HILLSDALE HIGH SCHOOL 
 CLASS OF 1959

 

 

LOUIE RICHARDSON

 

 

In order to share my interest in the California back-country, I would often persuade various Hillsdale High buddies to join me on backpacking and climbing excursions into the wilderness of the highest Sierra during school breaks.  In those days, it was a relatively obscure recreational form.  Modern light-weight gear and rations were not then to be had, so we would strap some bulky supplies and surplus gear onto crude packs and head out, hoping for good weather, which was not always the case. 

 

Fifty years later, I can still envision the silhouette of Ken Lavezzo, hunched into wind-driven sleet, his poncho flapping ineffectually as we retreated off the flank of 13,000-foot Mt. Lyell in Yosemite during a late summer storm.  The lasting vision of Dave Bean, en route to Young Lakes at 10,000 feet, wading nude across an icy, swollen, snow-bound stream with his dry clothes tied on top of his pack is priceless.  

 

After a week or more, we would emerge from the mountains with a renewed appreciation of the majesty of nature, wherein I became inclined - with the encouragement of Frank McGraw and William McMullin of the Hillsdale faculty - to pursue a career in the natural sciences, graduating in geosciences from the University of Arizona.
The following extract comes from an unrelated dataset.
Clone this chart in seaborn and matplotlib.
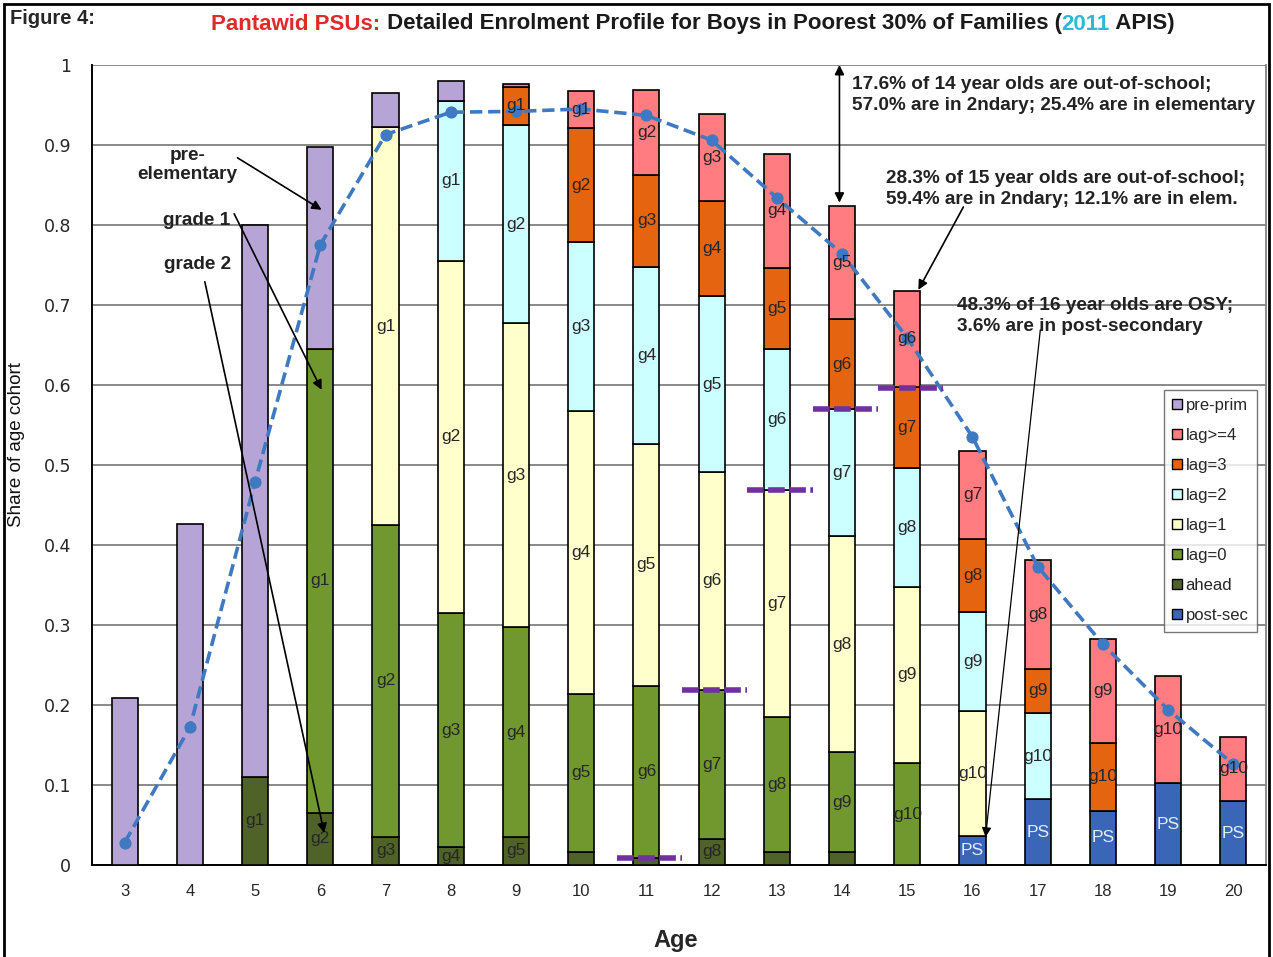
import numpy as np
import seaborn as sns
import matplotlib
matplotlib.use('Agg')
from matplotlib import pyplot as plt
from matplotlib.patches import Patch, Rectangle

# ---- data (share of age cohort), ages 3..20 ----
ages = list(range(3, 21))

post_sec = [0, 0, 0, 0, 0, 0, 0, 0, 0, 0, 0, 0, 0, 0.036, 0.082, 0.068, 0.102, 0.080]
ahead = [0, 0, 0.110, 0.065, 0.035, 0.022, 0.035, 0.016, 0.009, 0.033, 0.016, 0.016, 0, 0, 0, 0, 0, 0]
lag0 = [0, 0, 0, 0.580, 0.390, 0.293, 0.262, 0.198, 0.215, 0.186, 0.169, 0.125, 0.127, 0, 0, 0, 0, 0]
lag1 = [0, 0, 0, 0, 0.497, 0.440, 0.380, 0.353, 0.302, 0.272, 0.284, 0.270, 0.221, 0.156, 0, 0, 0, 0]
lag2 = [0, 0, 0, 0, 0, 0.200, 0.248, 0.212, 0.221, 0.220, 0.176, 0.159, 0.148, 0.124, 0.108, 0, 0, 0]
lag3 = [0, 0, 0, 0, 0, 0, 0.048, 0.142, 0.116, 0.119, 0.101, 0.112, 0.101, 0.092, 0.055, 0.084, 0, 0]
lag4 = [0, 0, 0, 0, 0, 0, 0.003, 0.047, 0.106, 0.109, 0.143, 0.142, 0.121, 0.110, 0.136, 0.131, 0.134, 0.080]
pre_prim = [0.209, 0.426, 0.690, 0.252, 0.043, 0.025, 0, 0, 0, 0, 0, 0, 0, 0, 0, 0, 0, 0]

# grade labels written inside the segments
lbl_post = [''] * 13 + ['PS', 'PS', 'PS', 'PS', 'PS']
lbl_ahead = ['', '', 'g1', 'g2', 'g3', 'g4', 'g5', '', '', 'g8', '', '', '', '', '', '', '', '']
lbl_lag0 = ['', '', '', 'g1', 'g2', 'g3', 'g4', 'g5', 'g6', 'g7', 'g8', 'g9', 'g10', '', '', '', '', '']
lbl_lag1 = ['', '', '', '', 'g1', 'g2', 'g3', 'g4', 'g5', 'g6', 'g7', 'g8', 'g9', 'g10', '', '', '', '']
lbl_lag2 = ['', '', '', '', '', 'g1', 'g2', 'g3', 'g4', 'g5', 'g6', 'g7', 'g8', 'g9', 'g10', '', '', '']
lbl_lag3 = ['', '', '', '', '', '', 'g1', 'g2', 'g3', 'g4', 'g5', 'g6', 'g7', 'g8', 'g9', 'g10', '', '']
lbl_lag4 = ['', '', '', '', '', '', '', 'g1', 'g2', 'g3', 'g4', 'g5', 'g6', 'g7', 'g8', 'g9', 'g10', 'g10']
lbl_pre = [''] * 18

# overall enrolment line
enrolled = [0.028, 0.172, 0.479, 0.775, 0.913, 0.941, 0.942, 0.945, 0.937, 0.906,
            0.834, 0.764, 0.659, 0.535, 0.373, 0.276, 0.194, 0.126]

# purple markers: share already in secondary
sec_ages = [11, 12, 13, 14, 15]
sec_share = [0.009, 0.219, 0.469, 0.570, 0.596]

series = [
    ('post-sec', post_sec, lbl_post, '#3A66B8'),
    ('ahead', ahead, lbl_ahead, '#4F6228'),
    ('lag=0', lag0, lbl_lag0, '#71972F'),
    ('lag=1', lag1, lbl_lag1, '#FFFFCC'),
    ('lag=2', lag2, lbl_lag2, '#CCFFFF'),
    ('lag=3', lag3, lbl_lag3, '#E4640F'),
    ('lag>=4', lag4, lbl_lag4, '#FF7C80'),
    ('pre-prim', pre_prim, lbl_pre, '#B7A4D6'),
]
legend_order = ['pre-prim', 'lag>=4', 'lag=3', 'lag=2', 'lag=1', 'lag=0', 'ahead', 'post-sec']

sns.set_style('white')
plt.rcParams['font.family'] = ['Liberation Sans', 'DejaVu Sans']

W, H = 1273, 957
fig = plt.figure(figsize=(W / 100, H / 100), dpi=100)
ax = fig.add_axes([92 / W, 1 - 865 / H, (1266 - 92) / W, (865 - 65) / H])

x = np.arange(len(ages))
bottom = np.zeros(len(ages))
for name, vals, lbls, col in series:
    vals = np.array(vals, dtype=float)
    keep = vals > 0
    ax.bar(x[keep], vals[keep], bottom=bottom[keep], width=0.4, color=col,
           edgecolor='black', linewidth=1.2, zorder=3)
    for i in np.where(keep)[0]:
        if lbls[i]:
            tc = '#E6ECF8' if name == 'post-sec' else '#262626'
            ax.text(x[i], bottom[i] + vals[i] / 2, lbls[i], ha='center', va='center',
                    fontsize=12.5, color=tc, zorder=6)
    bottom = bottom + vals

# enrolment line
sns.lineplot(x=x, y=enrolled, ax=ax, color='#3E79C2', linestyle=(0, (3.4, 1.6)), lw=2.6,
             marker='o', markersize=8, markeredgecolor='#3E79C2', zorder=5)

# secondary share markers
for a, s in zip(sec_ages, sec_share):
    i = ages.index(a)
    ax.plot([i - 0.45, i + 0.55], [s, s], color='#7030A0', lw=4, linestyle=(0, (3, 0.8)),
            solid_capstyle='butt', zorder=7)

ax.set_xlim(-0.5, len(ages) - 0.5)
ax.set_ylim(0, 1)
ax.set_yticks(np.arange(0, 1.01, 0.1))
ax.set_yticklabels(['0', '0.1', '0.2', '0.3', '0.4', '0.5', '0.6', '0.7', '0.8', '0.9', '1'],
                   fontsize=12.5, family='DejaVu Sans')
ax.set_xticks(x)
ax.set_xticklabels([str(a) for a in ages], fontsize=12)
ax.set_xticks(np.arange(-0.5, len(ages)), minor=True)
ax.tick_params(axis='x', which='major', length=0, pad=14)
ax.tick_params(axis='x', which='minor', length=7, width=1.2, color='black', direction='out')
ax.tick_params(axis='y', length=6, width=1.2, color='black', direction='out', pad=9)
ax.yaxis.grid(True, color='#808080', lw=1.3)
ax.set_axisbelow(True)
for sp in ['left', 'bottom']:
    ax.spines[sp].set_color('black')
    ax.spines[sp].set_linewidth(1.4)
ax.spines['top'].set_visible(False)
ax.spines['right'].set_color('#808080')
ax.spines['right'].set_linewidth(1.3)

# legend
col_of = {n: c for n, _, _, c in series}
handles = [Patch(facecolor=col_of[n], edgecolor='black', linewidth=1.0) for n in legend_order]
leg = ax.legend(handles, legend_order, loc='upper left', bbox_to_anchor=(1164 / W, 1 - 390 / H),
                bbox_transform=fig.transFigure, fontsize=12, frameon=True, fancybox=False,
                edgecolor='#555555', handlelength=0.55, handleheight=0.55, handletextpad=0.25,
                labelspacing=0.9, borderpad=0.5, borderaxespad=0)
leg.get_frame().set_linewidth(1.0)
leg.set_zorder(8)

# annotations
arrow = dict(arrowstyle='-|>', color='black', lw=1.2, mutation_scale=14, shrinkA=0, shrinkB=0)
bold = dict(fontsize=13.7, fontweight='bold', color='#222222')
ax.text(0.96, 0.875, 'pre-\nelementary', ha='center', va='center', linespacing=1.15, zorder=9, **bold)
ax.annotate('', xy=(3.02, 0.819), xytext=(1.73, 0.884), arrowprops=arrow, zorder=9)
ax.text(1.10, 0.806, 'grade 1', ha='center', va='center', zorder=9, **bold)
ax.annotate('', xy=(3.02, 0.594), xytext=(1.68, 0.814), arrowprops=arrow, zorder=9)
ax.text(1.12, 0.751, 'grade 2', ha='center', va='center', zorder=9, **bold)
ax.annotate('', xy=(3.06, 0.04), xytext=(1.23, 0.729), arrowprops=arrow, zorder=9)

ax.annotate('', xy=(10.96, 0.828), xytext=(10.96, 1.0),
            arrowprops=dict(arrowstyle='<|-|>', color='black', lw=1.2, mutation_scale=14,
                            shrinkA=0, shrinkB=0), zorder=9, annotation_clip=False)
ax.text(11.15, 0.9625, '17.6% of 14 year olds are out-of-school;\n57.0% are in 2ndary; 25.4% are in elementary',
        ha='left', va='center', linespacing=1.3, zorder=9, **bold)
ax.text(11.68, 0.845, '28.3% of 15 year olds are out-of-school;\n59.4% are in 2ndary; 12.1% are in elem.',
        ha='left', va='center', linespacing=1.3, zorder=9, **bold)
ax.annotate('', xy=(12.17, 0.719), xytext=(12.86, 0.8225), arrowprops=arrow, zorder=9)
ax.text(12.76, 0.686, '48.3% of 16 year olds are OSY;\n3.6% are in post-secondary',
        ha='left', va='center', linespacing=1.3, zorder=9, **bold)
ax.annotate('', xy=(13.2, 0.035), xytext=(14.04, 0.669),
            arrowprops=dict(arrowstyle='-|>', color='black', lw=0.9, mutation_scale=14,
                            shrinkA=0, shrinkB=0), zorder=9)

# axis titles
fig.text(676 / W, 1 - 940 / H, 'Age', ha='center', va='center', fontsize=17, fontweight='bold')
fig.text(17 / W, 1 - 445 / H, 'Share of age cohort', ha='center', va='center', rotation=90,
         fontsize=13.5, color='#111111')

# figure label and multi-coloured title
fig.text(10 / W, 1 - 18 / H, 'Figure 4:', ha='left', va='center', fontsize=14.5, fontweight='bold')
pieces = [('Pantawid PSUs:', '#E02A2A'),
          (' Detailed Enrolment Profile for Boys in Poorest 30% of Families (', '#1A1A1A'),
          ('2011', '#2EB8D8'),
          (' APIS)', '#1A1A1A')]
renderer = fig.canvas.get_renderer()
txts = [fig.text(0, 1 - 24 / H, s, color=c, ha='left', va='center', fontsize=16,
                 fontweight='bold') for s, c in pieces]
widths = [t.get_window_extent(renderer).width for t in txts]
xpos = 693 - sum(widths) / 2
for t, w in zip(txts, widths):
    t.set_x(xpos / W)
    xpos += w

# outer frame of the figure
fig.add_artist(Rectangle((4 / W, -0.01), (1269 - 4) / W, 1 - 4 / H + 0.01, transform=fig.transFigure,
                         fill=False, edgecolor='black', lw=2))

fig.savefig('out.png', dpi=100)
I served as a park ranger/naturalist for a few years, then joined a prominent geotechnical engineering firm as an engineering geologist for many large dam, tunnel and mining projects throughout the country.  For the past 40+ years, I have had my own engineering geologic consulting practice in the San Francisco Bay Area, providing site-specific evaluations of geology and geologic hazards for a broad base of clients in the western U.S., a region of earthquakes, landslides, volcanoes and tsunamis, to name a few.  As a member of the executive board of the International Landslide Research Group, I have had the privilege of traveling to scores of remote areas in other countries including Japan, Australia, New Zealand, the Swiss and Italian Alps and several European countries, as well as then-Soviet Russia and Czechoslovakia.
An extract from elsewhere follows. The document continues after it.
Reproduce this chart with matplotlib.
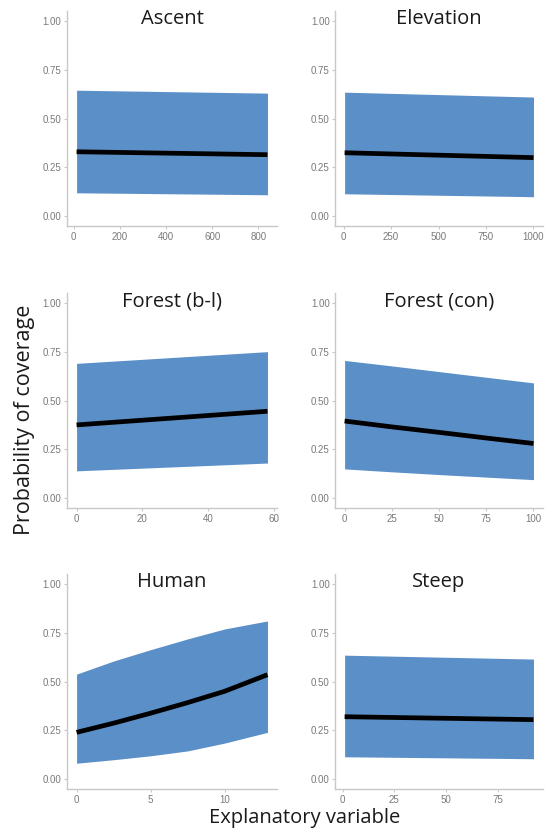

Since discovering how to make a living pursuing my passion of  roaming and exploring the out-of-doors, retirement has never been in my vocabulary.  Kris, my lovely wife of 40 years, is an active, outdoor-loving girl from Utah. She trains and shows quarter horses professionally and has been very successful competing on a world-class level, riding and showing in western performance classes at events around the country.  We truly enjoy accompanying each other during both of our endeavors.